Without getting into details about its use and applications which could fill a whole book, I'll just mention that Gann was rumored to bring to the trading floor only a piece of paper with the Square of 9 numbers on it. There is no doubt in my mind that, had the technology existed in the 50's, he would have carried the Square of 9 on his smart phone.
Gann 9 is the only app that incorporates the Square of 9 and allows seasoned and novice analysts alike to perform both price and time calculations.
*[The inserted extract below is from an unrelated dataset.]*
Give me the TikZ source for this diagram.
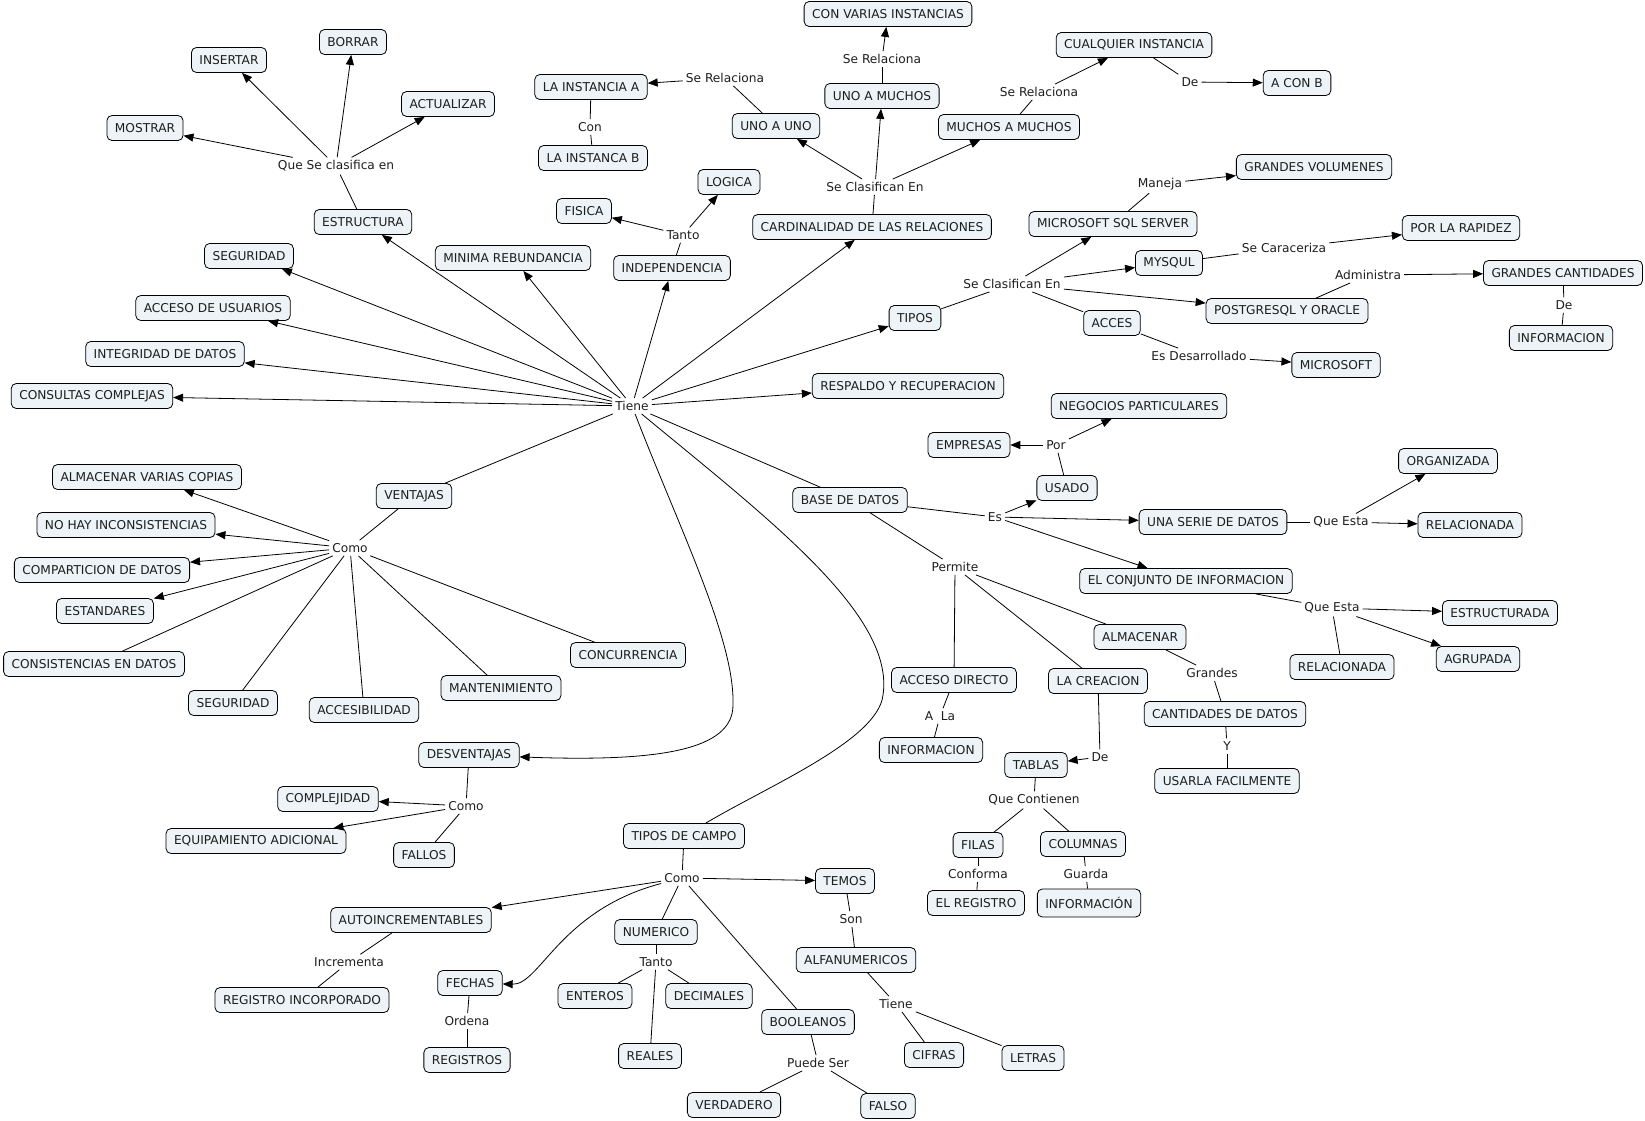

The table below, automatically generated by Gann 9 from the October 4th Sp500 low, shows the following minor CIT dates all falling on the Cardinal Cross: 10/27/11, 11/1/11, 11/26/11, 12/20/11, 3/3/12 and 3/28/12:
The price table, generated from the March 9, 2009 low of 666, produced the following support levels: 888, 1012, 1143 and 1282, all 360° apart, as well as the 949, 1212, 1355 and 1429 resistance levels, all falling on the Cardinal Cross as well:
In summary, W.D. Gann left a unique and very rich legacy. His trading rules and tools should be in the arsenal of every aspiring trader, analyst and investor. He used to sell his courses for thousands of dollars 60+ years ago. Gann 9 makes the task of mastering his rules and techniques a little easier and a lot more affordable.